Almost every coffee shop offers some form of iced coffee, whether that be the newer and extremely popular version called Cold Brew or the classic hot coffee over ice style. While they might seem interchangeable, both methods can be equally flavorful, but they are certainly beasts of different natures. Let’s dig into what makes them unique and then find out how easy it is for you to do at home with a few simple recipes.
Cold Brew is the new *cool* kid on the block. New wave coffee shops have been brewing this seemingly addictive substance for the past several years and it’s become such a popular trend people everywhere are hooked on the stuff. What makes this different from the iced coffee you grew up with? It’s all in the way it’s brewed. See, coffee is basically water that has coffee flavor pulled out of coffee beans. We usually do this by using hot water to really quickly get out as much of the good stuff as we can. Typically, the hotter the water, the better it is at doing this.
Hot coffee is generally brewed in a handful of minutes, right? By using cold water to brew, it takes exponentially longer to extract the same amount of coffee flavor as you otherwise would, since brewing is a function of temperature and time. So, by grinding the coffee relatively coarse and brewing at cooler temperature, it takes 12 – 24 hours to extract the same amount of coffee you usually would in minutes.
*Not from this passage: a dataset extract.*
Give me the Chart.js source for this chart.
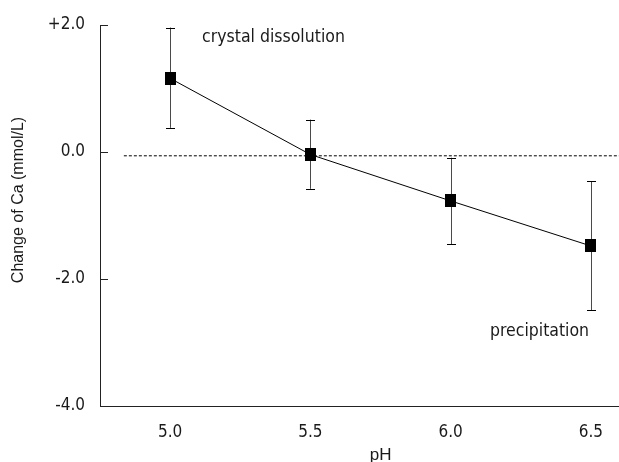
<!DOCTYPE html>
<html>
<head>
<meta charset="utf-8">
<script src="https://cdn.jsdelivr.net/npm/chart.js@4/dist/chart.umd.min.js"></script>
<style>
  html, body { margin: 0; padding: 0; background: #fff; }
  #wrap { width: 619px; height: 462px; }
</style>
</head>
<body>
<div id="wrap"><canvas id="caChart"></canvas></div>
<script>
// pH values and mean change of Ca with error bar limits
const phValues = [5.0, 5.5, 6.0, 6.5];
const caChange = [1.16, -0.04, -0.77, -1.48];
const errHigh = [1.96, 0.51, -0.09, -0.46];
const errLow = [0.38, -0.58, -1.45, -2.49];

// dotted reference line
const refLineX = [4.835, 6.6];
const refLineY = [-0.06, -0.06];

const xTickLabels = ['5.0', '5.5', '6.0', '6.5'];
const yTickValues = [2, 0, -2, -4];
const yTickLabels = ['+2.0', '0.0', '-2.0', '-4.0'];

const notes = [
    { text: 'crystal dissolution', x: 5.114, y: 1.80 },
    { text: 'precipitation', x: 6.14, y: -2.83 }
];

const FONT = 'DejaVu Sans Condensed';
const INK = '#1a1a1a';

// black marker, a bit taller than wide
const marker = document.createElement('canvas');
marker.width = 11; marker.height = 13;
(function () {
    const c = marker.getContext('2d');
    c.fillStyle = '#000';
    c.fillRect(0, 0, 11, 13);
})();

// error bars, inward ticks, axis titles and notes
const extras = {
    id: 'extras',
    beforeDatasetsDraw(chart) {
        const ctx = chart.ctx;
        const xs = chart.scales.x, ys = chart.scales.y;
        ctx.save();
        for (let i = 0; i < phValues.length; i++) {
            const px = Math.round(xs.getPixelForValue(phValues[i])) + 0.5;
            const top = ys.getPixelForValue(errHigh[i]);
            const bot = ys.getPixelForValue(errLow[i]);
            ctx.strokeStyle = '#4a4a4a';
            ctx.lineWidth = 1;
            ctx.beginPath();
            ctx.moveTo(px, top); ctx.lineTo(px, bot);
            ctx.stroke();
            ctx.strokeStyle = '#000';
            ctx.beginPath();
            ctx.moveTo(px - 4.5, Math.round(top) + 0.5); ctx.lineTo(px + 4.5, Math.round(top) + 0.5);
            ctx.moveTo(px - 4.5, Math.round(bot) + 0.5); ctx.lineTo(px + 4.5, Math.round(bot) + 0.5);
            ctx.stroke();
        }
        ctx.restore();
    },
    afterDraw(chart) {
        const ctx = chart.ctx;
        const xs = chart.scales.x, ys = chart.scales.y;
        const area = chart.chartArea;
        ctx.save();
        // ticks pointing into the plot
        ctx.strokeStyle = '#222';
        ctx.lineWidth = 1;
        ctx.beginPath();
        yTickValues.forEach(v => {
            const py = Math.round(ys.getPixelForValue(v)) + 0.5;
            ctx.moveTo(area.left, py); ctx.lineTo(area.left + 8, py);
        });
        ctx.stroke();

        ctx.fillStyle = INK;
        ctx.font = '17.5px "' + FONT + '"';
        ctx.textBaseline = 'middle';
        ctx.textAlign = 'left';
        notes.forEach(n => {
            ctx.fillText(n.text, xs.getPixelForValue(n.x), ys.getPixelForValue(n.y));
        });

        // x title
        ctx.font = '17px "Liberation Sans"';
        ctx.textAlign = 'center';
        ctx.textBaseline = 'alphabetic';
        ctx.fillText('pH', xs.getPixelForValue(5.75), 460);

        // y title
        ctx.font = '16px "Liberation Sans"';
        ctx.textBaseline = 'middle';
        ctx.translate(19, 200);
        ctx.rotate(-Math.PI / 2);
        ctx.fillText('Change of Ca (mmol/L)', 0, 0);
        ctx.restore();
    }
};

new Chart(document.getElementById('caChart'), {
    type: 'scatter',
    data: {
        datasets: [
            {
                data: refLineX.map((x, i) => ({ x: x, y: refLineY[i] })),
                showLine: true,
                borderColor: '#000',
                borderWidth: 1,
                borderDash: [3, 2],
                pointRadius: 0
            },
            {
                data: phValues.map((x, i) => ({ x: x, y: caChange[i] })),
                showLine: true,
                borderColor: '#000',
                borderWidth: 1,
                pointStyle: marker,
                pointRadius: 6
            }
        ]
    },
    options: {
        responsive: true,
        maintainAspectRatio: false,
        animation: false,
        layout: { autoPadding: false, padding: { top: 25, right: 0, left: 0, bottom: 0 } },
        plugins: { legend: { display: false }, tooltip: { enabled: false } },
        scales: {
            x: {
                type: 'linear',
                min: 4.75,
                max: 6.6,
                grid: { display: false, drawTicks: false },
                border: { display: true, color: '#222', width: 1 },
                afterBuildTicks: s => { s.ticks = phValues.map(v => ({ value: v })); },
                afterFit: s => { s.height = 56; s.paddingLeft = 0; s.paddingRight = 0; },
                ticks: {
                    padding: 16,
                    color: INK,
                    font: { family: FONT, size: 17 },
                    maxRotation: 0,
                    autoSkip: false,
                    callback: (v) => xTickLabels[phValues.indexOf(v)]
                }
            },
            y: {
                min: -4,
                max: 2,
                grid: { display: false, drawTicks: false },
                border: { display: true, color: '#222', width: 1 },
                afterBuildTicks: s => { s.ticks = yTickValues.map(v => ({ value: v })); },
                afterFit: s => { s.width = 100; s.paddingTop = 0; s.paddingBottom = 0; },
                ticks: {
                    padding: 15,
                    color: INK,
                    font: { family: FONT, size: 17 },
                    callback: (v) => yTickLabels[yTickValues.indexOf(v)]
                }
            }
        }
    },
    plugins: [extras]
});
</script>
</body>
</html>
Organic acids in coffee can be really great to taste the nuance and elegance of different coffees, but these acids require heat to be extracted. Ultimately, this means that cold brew has only a fraction of the acids as hot coffee (great for people who have a hard time with acidic foods) and the end product is generally full bodied with a chocolaty and caramelly flavor profile. Since you get all of those tasty and rich notes of chocolate and caramel, we recommend using coffees from Central or South America for cold brew, as these coffees are the perfect profile for this brew method. This makes cold brewed coffee a thirst quenching cold coffee drink and, even quite good with a little sugar or cream added. There’s enough coffee flavor and mouthfeel to hold up to these ingredients and in the end, they can work together well, without one overpowering the other.
Iced coffee is the more classic version of cold coffee, and one that all of our parents and grandparents likely drank during the hot summer months. Traditionally, iced coffee was made by brewing coffee hot and after it got cold, you’d pour it over ice to chill it and make a cold coffee drink. Unfortunately, this method isn’t that great. As the coffee sits, it begins to oxidize, so by the time it’s poured over ice, the iced coffee is usually a bitter mess than screams for milk and sugar, but by the time you add them, you can’t taste any coffee flavor. By brewing the coffee directly over ice, we’re able to capture and preserve those wonderful nuances found in hot brewed coffee, but in a clean, sweet iced coffee, ideal for slow sipping. We find that brighter and more nuanced coffees work really well for this, so grab your favorite coffee from Guatemala, El Salvador, Ethiopia or Kenya, and it’s sure to taste fantastic as a Flash Chilled Iced coffee, with vibrant acidity and a delicate mouthfeel.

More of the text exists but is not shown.